On the market system and accountability

“People have values other than that of money and in some ways our system pretends that they don’t.  I think this is one of the things that our system does – it flattens out all values so that the only value is money.  Money is a way to measure value.  It is so ridiculous to reduce values to just what can be measured by money.  And I think that’s why there’s been this natural alliance between farmworkers and faith leaders.” Brian McLaren

“Dr. King had the courage to interrogate this whole system and said we have to restructure the whole architecture of this system.” Obery Hendricks

On human dignity

Hussein reflected a bit on human rights as that which we owe one another but “from a faith perspective, human dignity is vouchsafed by the divine, it is something is inherent and promised to us, over which we have no agency except to forget that we have it.  And that’s an important way to think through, ‘How do we assure dignity?'”

Appreciating the expertise that farmworkers brought to creating the Fair Food Program’s human rights solution and how important it is to resist challenges to such expertise Hussein continued, “People say ‘who are you to say what it is that you need? How do you know what you need when you haven’t studied it?’  These are questions of performance that take away from human dignity.  As a child of immigrants, as a person of color, as a Muslim in this country, I know that these goal posts are always moving.  I have got a bachelor’s degree and three graduate degrees from Harvard and it’s not good enough.”

“It is a holy thing to protect people’s dignity; so that their children have real laughter, unencumbered…” reflected Obery.  

On time…

“You think of what an incredibly short period of time this has been; and part of what is inspiring, when you think about it, is that this was done by folks, many of whom if not most of whom have much fewer resources and contacts than we have, it just shows what we can do what we really get in touch with our humanity.  And in terms of a win-win, people have different ideas about President Obama but one thing you can say is that he never returned evil for evil.  And as badly treated and mistreated and abused as farmworkers are… sort of like black folks, you wonder how did they not go crazy?  You know?  But they harnessed that spiritual strength and had this laser focus about what they wanted and that’s very instructive, it’s very inspiring.”  Obery Hendricks

“I think time during Ramadhan does slow down because, it’s interesting, food makes time go quickly.  It’s consumptive.  When you’re not in a consumptive mood you have to stop and ponder and think.  When we talk about questions of food, even when you offer a prayer over food, it is a way to slow down and say it’s not about consumption it’s about God and sustenance which I think is a very different relationship to food.” Hussein Rashid

On healing and forgiveness – not doing it again!
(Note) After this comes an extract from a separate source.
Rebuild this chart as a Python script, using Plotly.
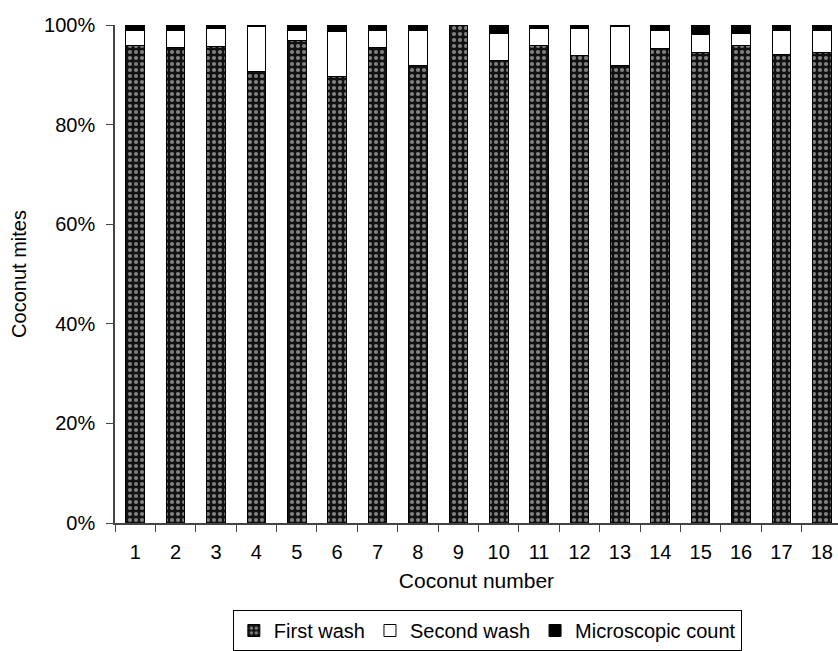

“In the Jewish tradition we have this understanding of tikkun olam; that we are to repair the world which is broken.  The world is broken because we broke it.  God didn’t break the world, we did.  When you look at Jewish understanding of forgiveness (teshuvah), it is about not doing it again.  The Fair Food Program stops corporations from continuing to do it again, it’s a model of restorative justice.” Rachel Kahn Troster

Signaling to Wendy’s, which has resisted joining the Fair Food Program and instead touted a model of Corporate Social Responsibility that has failed time and time again, Rachel said simply, “Once you’ve made a true commitment to change, then the change happens.” 

We are grateful to all of our keynote panelists, to the Church of St. Ignatius Loyola, and to everyone who joined us for this inspiring evening!